As the Shelby County Commission prepares to vote Monday on its new chairperson for the next calendar year, the dope sheet is cloudier than usual — with at least four of the seven GOP members acting like contenders.

They are:

  • MARILYN LOEFFEL, the second-term member from Cordova. The current vice chairman, Loeffel has a close working relationship with current chairman Walter Bailey, a Democrat.

    Ordinarily, she would be a shoo-in as the putative chairman-designate under a protocol that dictates that the parties take turns nominating a chairman. But she has managed to offend or disappoint or otherwise displease almost all her GOP mates during the last year.

    Some of them object to her habit of couching her votes in pieties, even when such rhetoric — as in the case of her support last year for now cashiered commissioner adnministrator Calvin Williams, forced out for conflict-of-interest problems — doesn’t seem to fit.

    Others, like rival chairmanship candidate Bruce Thompson, a first-termer, see Loeffel to be a double-edged obstruction to their conservative cause — first by vorting so as to enable what they see as questionable expenditures and then taking an adamant no-new-tax position that makes their own reluctant compromises look weaselly; second by offering no practical solutions to the county’s worsening fiscal crisis.

    Loeffel has her own vote and a majority — but probably not all — of the Democrats, some of whom have indicated they’re ready to desert her ship if the water rises too high.

  • BRUCE THOMPSON, who has become something a a spokesman, along with buddy and supporter David Lillard, for strict fiscal solvency and new budget-review procedures.

    Thompson’s views are out of kilter with the commission’s Democrats, though he has good personal relations with most of them and a vote or two among them ready to go his way.

    His problem is that he may not have enough fellow GOP members willing to commit to him. Some have privateLy opined that, as a first-year member, he is (in the words of one) “moving too fast.” And some are, quite simply, rivals for the position of chairman.

  • TOM MOSS, now in his second term (his first full one). Moss last week advertised himself as a potential compromise candidate and is ideally positioned to be just that.

    Though his early acceptance of a compromise budget proposal containning a tax increase irked some of his fellow Republicans, most of them came around to seeing the necessity for one. And Moss’s later efforts to cut the amount of the property tax hike mollified them further.

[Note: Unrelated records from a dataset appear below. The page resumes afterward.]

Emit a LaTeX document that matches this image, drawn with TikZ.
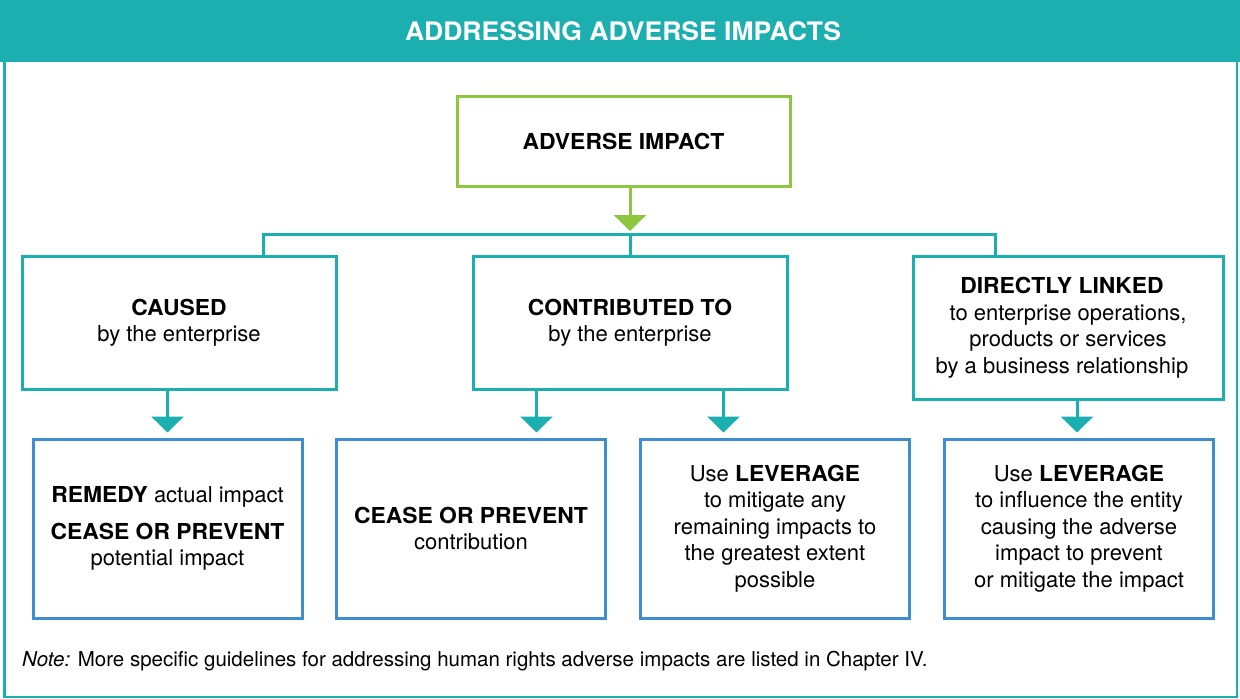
\documentclass[tikz,border=0pt]{standalone}
\usepackage{fontspec}
\setmainfont{TeX Gyre Heros}[BoldFeatures={FakeStretch=1.04}]
\usetikzlibrary{arrows.meta}
\definecolor{teal1}{HTML}{1BAFB0}
\definecolor{leaf}{HTML}{8DC63F}
\definecolor{sky}{HTML}{3E8DCE}
\newcommand{\padr}{\hspace*{12pt}}
\begin{document}
\begin{tikzpicture}[x=1pt,y=-1pt,
  boxtext/.style={font=\fontsize{22}{26.5}\selectfont, align=center, inner sep=0pt},
  tealbox/.style={boxtext, draw=teal1, line width=3pt},
  greenbox/.style={boxtext, draw=leaf, line width=3pt},
  bluebox/.style={boxtext, draw=sky, line width=3pt, minimum width=269pt, minimum height=179pt},
  tree/.style={draw=teal1, line width=3pt},
  tealarrow/.style={draw=teal1, line width=3pt, -{Triangle[width=32pt,length=16pt]}, shorten >=5pt},
  greenarrow/.style={draw=leaf, line width=3pt, -{Triangle[width=32pt,length=16pt]}, shorten >=3pt}]
\useasboundingbox (0,0) rectangle (1240,699);

% outer frame and title band
\draw[teal1, line width=2.5pt] (4.5,40) rectangle (1237,697);
\fill[teal1] (0,0) rectangle (1240,62);
\node[font=\fontsize{25.5}{30}\selectfont\bfseries, text=white, inner sep=0pt] (title) at (623,31) {ADDRESSING ADVERSE IMPACTS};

% top box
\node[greenbox, minimum width=333pt, minimum height=90pt] (impact) at (623.5,141) {\textbf{ADVERSE IMPACT}};

% middle row
\node[tealbox, minimum width=314pt, minimum height=133pt] (caused) at (179,322.5)
  {\textbf{CAUSED}\\by the enterprise};
\node[tealbox, minimum width=314pt, minimum height=133pt] (contrib) at (630,322.5)
  {\textbf{CONTRIBUTED TO}\\by the enterprise};
\node[tealbox, minimum width=310pt, minimum height=143pt] (linked) at (1068,327.5)
  {\textbf{DIRECTLY LINKED}\padr\\to enterprise operations,\padr\\products or services\padr\\by a business relationship\padr};

% bottom row
\node[bluebox] (remedy) at (167.5,528.5)
  {\textbf{REMEDY} actual impact\\[10.5pt]\textbf{CEASE OR PREVENT}\\potential impact};
\node[bluebox] (cease) at (471,528.5)
  {\textbf{CEASE OR PREVENT}\\contribution};
\node[bluebox] (mitigate) at (775,528.5)
  {Use \textbf{LEVERAGE}\\to mitigate any\\remaining impacts to\\the greatest extent\\possible};
\node[bluebox] (influence) at (1079,528.5)
  {Use \textbf{LEVERAGE}\\to influence the entity\\causing the adverse\\impact to prevent\\or mitigate the impact};

% branching connector
\coordinate (hub) at (630,234);
\coordinate (hubL) at (263,234);
\coordinate (hubR) at (995,234);
\draw[greenarrow] (impact.south -| hub) -- (hub);
\draw[tree] (hubL |- caused.north) -- (hubL) -- (hubR) -- (hubR |- linked.north);
\draw[tree] (hub) -- (hub |- contrib.north);

% arrows to the responses
\draw[tealarrow] (remedy.north |- caused.south) -- (remedy.north);
\draw[tealarrow] ([xshift=65pt]contrib.south west) -- ([xshift=65pt]contrib.south west |- cease.north);
\draw[tealarrow] ([xshift=-65pt]contrib.south east) -- ([xshift=-65pt]contrib.south east |- mitigate.north);
\draw[tealarrow] ([xshift=-2pt]influence.north |- linked.south) -- ([xshift=-2pt]influence.north);

% footnote
\node[anchor=west, font=\fontsize{20.5}{24}\selectfont, inner sep=0pt] (note) at (22,661)
  {\textit{Note:} More specific guidelines for addressing human rights adverse impacts are listed in Chapter IV.};
\end{tikzpicture}
\end{document}
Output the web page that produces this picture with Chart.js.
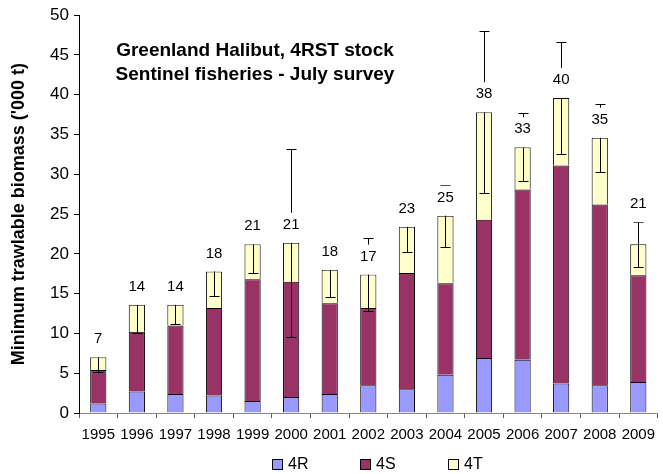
<!DOCTYPE html>
<html>
<head>
<meta charset="utf-8">
<script src="https://cdn.jsdelivr.net/npm/chart.js@4.4.0/dist/chart.umd.min.js"></script>
<style>
  html, body { margin: 0; padding: 0; background: #fff; }
</style>
</head>
<body>
<canvas id="myChart" width="663" height="474"></canvas>
<script>
var years = ['1995', '1996', '1997', '1998', '1999', '2000', '2001', '2002',
             '2003', '2004', '2005', '2006', '2007', '2008', '2009'];
// biomass by division ('000 t)
var biomass4R = [1.2, 2.7, 2.4, 2.2, 1.5, 2.0, 2.4, 3.5, 3.0, 4.8, 6.9, 6.7, 3.7, 3.5, 3.9];
var biomass4S = [4.2, 7.5, 8.6, 11.0, 15.3, 14.5, 11.4, 9.7, 14.6, 11.5, 17.4, 21.4, 27.4, 22.7, 13.4];
var biomass4T = [1.6, 3.4, 2.6, 4.6, 4.4, 4.9, 4.2, 4.2, 5.8, 8.5, 13.5, 5.3, 8.5, 8.4, 3.9];
// +/- error on the total
var totalError = [1.8, 3.5, 2.4, 3.1, 3.6, 11.8, 3.4, 4.6, 3.2, 3.9, 10.2, 4.3, 7.0, 4.3, 2.8];

var FONT = "'Liberation Sans', Arial, sans-serif";

// error bars on the stack total, then the rounded total as a label
var totalsPlugin = {
  id: 'totals',
  afterDatasetsDraw: function(chart, args, opts) {
    var ctx = chart.ctx;
    var y = chart.scales.y;
    var meta = chart.getDatasetMeta(chart.data.datasets.length - 1);
    ctx.save();
    years.forEach(function(yr, i) {
      var total = biomass4R[i] + biomass4S[i] + biomass4T[i];
      var x = Math.round(meta.data[i].x);
      var hi = Math.round(y.getPixelForValue(total + totalError[i])) + 0.5;
      var lo = Math.round(y.getPixelForValue(total - totalError[i])) + 0.5;
      ctx.strokeStyle = '#000';
      ctx.lineWidth = 1;
      ctx.beginPath();
      ctx.moveTo(x + 0.5, hi);
      ctx.lineTo(x + 0.5, lo);
      ctx.moveTo(x - 4.5, hi);
      ctx.lineTo(x + 5.5, hi);
      ctx.moveTo(x - 4.5, lo);
      ctx.lineTo(x + 5.5, lo);
      ctx.stroke();
    });
    years.forEach(function(yr, i) {
      var total = biomass4R[i] + biomass4S[i] + biomass4T[i];
      var x = meta.data[i].x;
      var top = y.getPixelForValue(total);
      var lift = opts.lift[yr] || 18;
      var cy = top - lift;
      var txt = String(Math.round(total));
      ctx.font = '15px ' + FONT;
      var w = ctx.measureText(txt).width + 6;
      ctx.fillStyle = '#fff';
      ctx.fillRect(x - w / 2, cy - 12, w, Math.min(lift + 12, 30));
      ctx.fillStyle = '#000';
      ctx.textAlign = 'center';
      ctx.textBaseline = 'middle';
      ctx.fillText(txt, x, cy);
    });
    ctx.restore();
  }
};

// title text inside the plot and the legend row
var decorPlugin = {
  id: 'decor',
  afterDraw: function(chart) {
    var ctx = chart.ctx;
    var area = chart.chartArea;
    ctx.save();
    ctx.fillStyle = '#000';
    ctx.textAlign = 'center';
    ctx.textBaseline = 'middle';
    ctx.font = 'bold 19px ' + FONT;
    ctx.fillText('Greenland Halibut, 4RST stock', area.left + 176, 51);
    ctx.fillText('Sentinel fisheries - July survey', area.left + 176, 75);

    ctx.font = '16px ' + FONT;
    ctx.textAlign = 'left';
    chart.data.datasets.forEach(function(ds, i) {
      var bx = area.left + 193 + i * 88;
      var by = 464;
      ctx.fillStyle = ds.backgroundColor;
      ctx.fillRect(bx, by - 5, 10, 10);
      ctx.strokeStyle = '#000';
      ctx.lineWidth = 1;
      ctx.strokeRect(bx + 0.5, by - 4.5, 10, 10);
      ctx.fillStyle = '#000';
      ctx.fillText(ds.label, bx + 16, by + 1);
    });
    ctx.restore();
  }
};

var ctx = document.getElementById('myChart').getContext('2d');
new Chart(ctx, {
  type: 'bar',
  data: {
    labels: years,
    datasets: [
      { label: '4R', data: biomass4R, backgroundColor: '#9999FF', borderColor: '#000', borderWidth: 1 },
      { label: '4S', data: biomass4S, backgroundColor: '#993366', borderColor: '#000', borderWidth: 1 },
      { label: '4T', data: biomass4T, backgroundColor: '#FFFFCC', borderColor: '#000', borderWidth: 1 }
    ]
  },
  options: {
    responsive: false,
    animation: false,
    devicePixelRatio: 1,
    layout: { padding: { top: 14, right: 0, left: 0, bottom: 0 } },
    datasets: { bar: { barPercentage: 0.42, categoryPercentage: 1 } },
    plugins: {
      legend: { display: false },
      tooltip: { enabled: false },
      totals: { lift: { '2009': 40 } }
    },
    scales: {
      x: {
        stacked: true,
        afterFit: function(s) { s.height = 61; },
        grid: { drawOnChartArea: false, tickLength: 5, color: '#555' },
        border: { color: '#888' },
        ticks: { color: '#000', padding: 8, maxRotation: 0, autoSkip: false, font: { family: FONT, size: 15 } }
      },
      y: {
        stacked: true,
        min: 0,
        max: 50,
        afterFit: function(s) { s.width = 79; },
        grid: { drawOnChartArea: false, tickLength: 5, color: '#000' },
        border: { color: '#000' },
        ticks: { stepSize: 5, color: '#000', padding: 5, font: { family: FONT, size: 17 } },
        title: {
          display: true,
          text: "Minimum trawlable biomass ('000 t)",
          color: '#000',
          padding: { top: 8, bottom: 0 },
          font: { family: FONT, size: 18, weight: 'bold' }
        }
      }
    }
  },
  plugins: [totalsPlugin, decorPlugin]
});
</script>
</body>
</html>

    Except for his dedicated support for most zoning proposals, homebuilder Moss (who had zealous support from the development community when he was voted onto the commission in late 2000) has no particular dogmatic ax to grind, votes flexibly, and has a sympathetic ear for the views of fellow members in both parties.

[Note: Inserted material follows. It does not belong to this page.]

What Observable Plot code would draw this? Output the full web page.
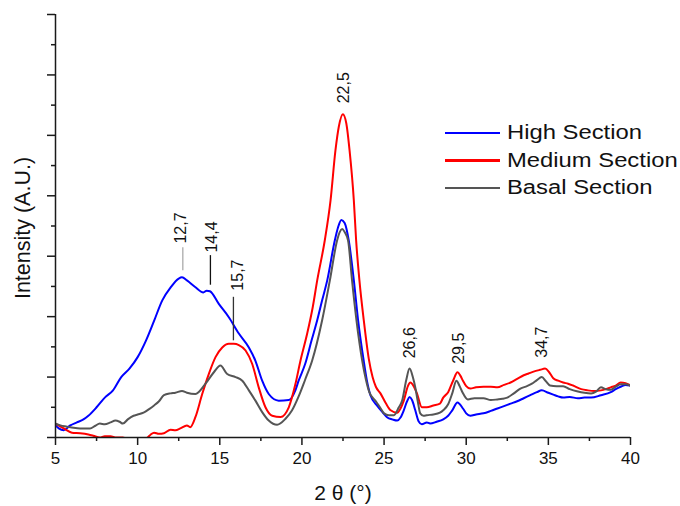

  • LINDA RENDTORFF, the veteran Republican whose name, easily enough pronounced, still confounds many of her colleagues despite a decade of service on the commission.

    That situation is something of a metaphor for Rendtorff’s somewhat diffident career, during which she has nevertheless voted controversially enough to be targeted at election time by her party’s arch conservatives.

    Rendtorff’s surprise weekend announcement that her “hat is in the ring” was bad news for both Loeffel and Thompson and left the way open for both herself and Moss as fallback choices.